I sat in an excellent learning and teaching presentation today by a guest speaker. The discursive account of reflection that Dr Jenny Moon gave us was fantastic. Her clear determination to unravel how reflection can be effective for enabling transformative learning, notable her more recent interest in Story was something I will return to – and bhavachakra.jpghope to find ways of practising in my own work with staff and students. I hope to perhaps blog about it, once I have time to properly read more of her work.

But, as I sat on the bus, the Gold94 over to our Gloucester campus for a meeting, I tried to pin down something that bothered me, not in the talk, but in the world of education and pedagogy generally. I noted, in a recent post, a certain level of disinclination towards systems, models, stages, coloured wheel diagrams, and the like. As the bus bounced through the potholes, I remembered reading about Nietzsche’s dislike of organised, systematic philosophical schemes. In Twilight of the Idols, amongst the scattered aphorisms of section 2, we find no.26:

“I mistrust all systematizers and avoid them. The will to a system is a lack of integrity.”

g94I feel something of this disdain. Part of this is autobiographical. My PhD/first book was in Buddhist studies, and man, does the Pali Canon love a list, and a system. The abhidhamma literature is  staggeringly complex and prone to lists and sub-categorisations. There are good reasons for this, of course. I recall Professor Peter Harvey characterising  it as ‘Users manual for the mind’, and to treat it as a one would a Haynes manual, not a a narrative like, say, the Gospels. This makes sense, and in the context of pedagogic systems may also apply. They are not there as definitive accounts of the phenomena of learning, but as provisional tools, and I think at root my dis-ease with them, comes down to them all-too-often being treated as the former, rather than the latter. In this former usage is a category error. They are rough attempts to scrappily capture some aspect of the messy human act of learning stuff. They are not factual accounts. We can have coloured charts and lists if we can bear them, but we need to resist the temptation to see a system as a goal. Sure we need tools, but I think that I work better with discursive, narrative ones than list/system ones.

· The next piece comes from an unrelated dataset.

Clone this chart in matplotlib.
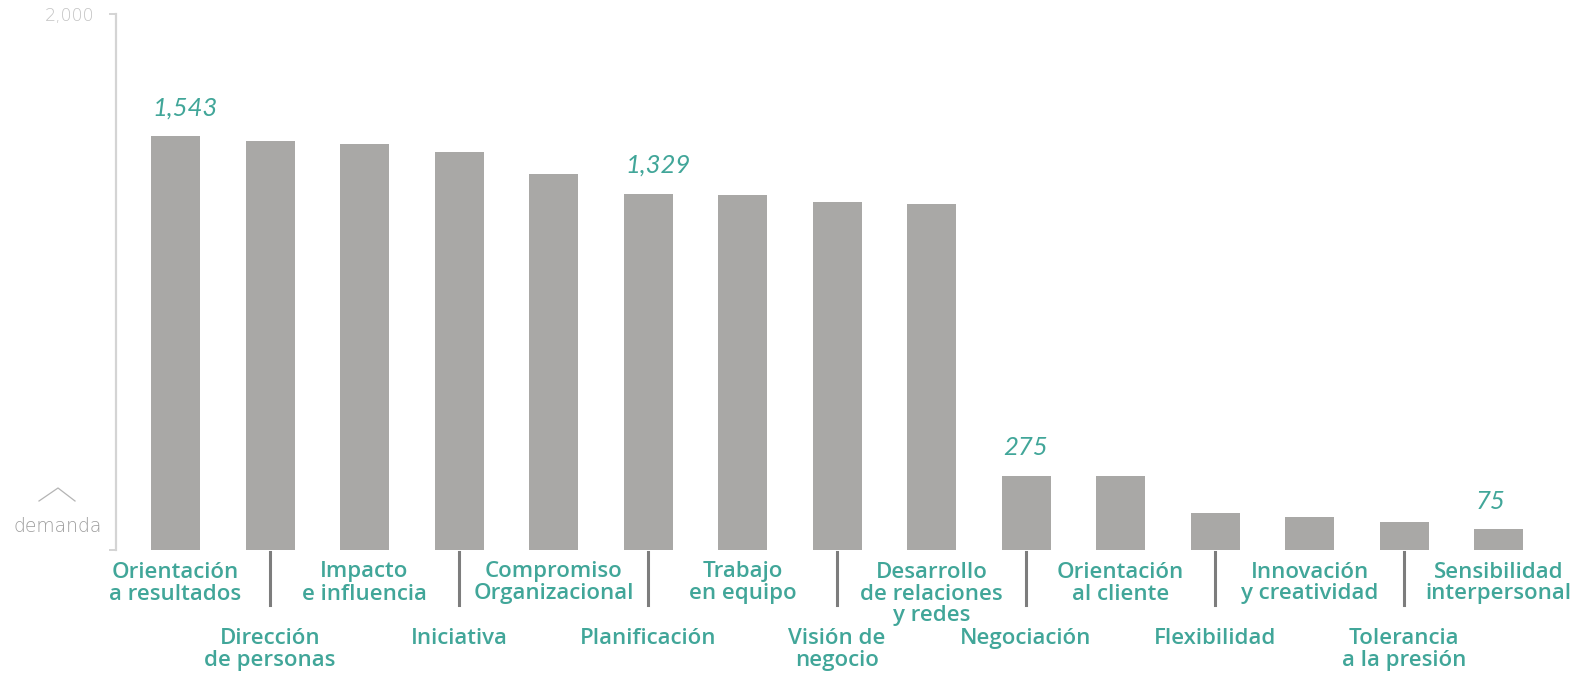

Afterthought: But returning to Nietzsche, and his point regarding a lack of integrity (Rechtschaffenheit) – what would this look like in our HE context? We need to theorise our practice .. but while coloured charts may represent  theory, they are not theory in itself. They are instrumental in that they may be all too easily read as implying that we can segment learning into stages; and that is it. That these stages are the thing. But perhaps the thing of learning is resistant to segmentation? It is irreducible in the way that some believe the qualia of, say pain, or love, is non-identical with a neurological account of it. I have been reading this 1998 article on meaning and phenomenology in learning, and think that we may find ourselves mining a much more productive seam when we approach learning with a stronger focus not on abstracting the experience so as to represent it, but through reflection on the phenomenologically holistic manner of experiencing learning…**

 


http://www.chzc.org/Nonin2.htm 

** I think I will have to return more to this, after properly reading that linked article and the books it cites…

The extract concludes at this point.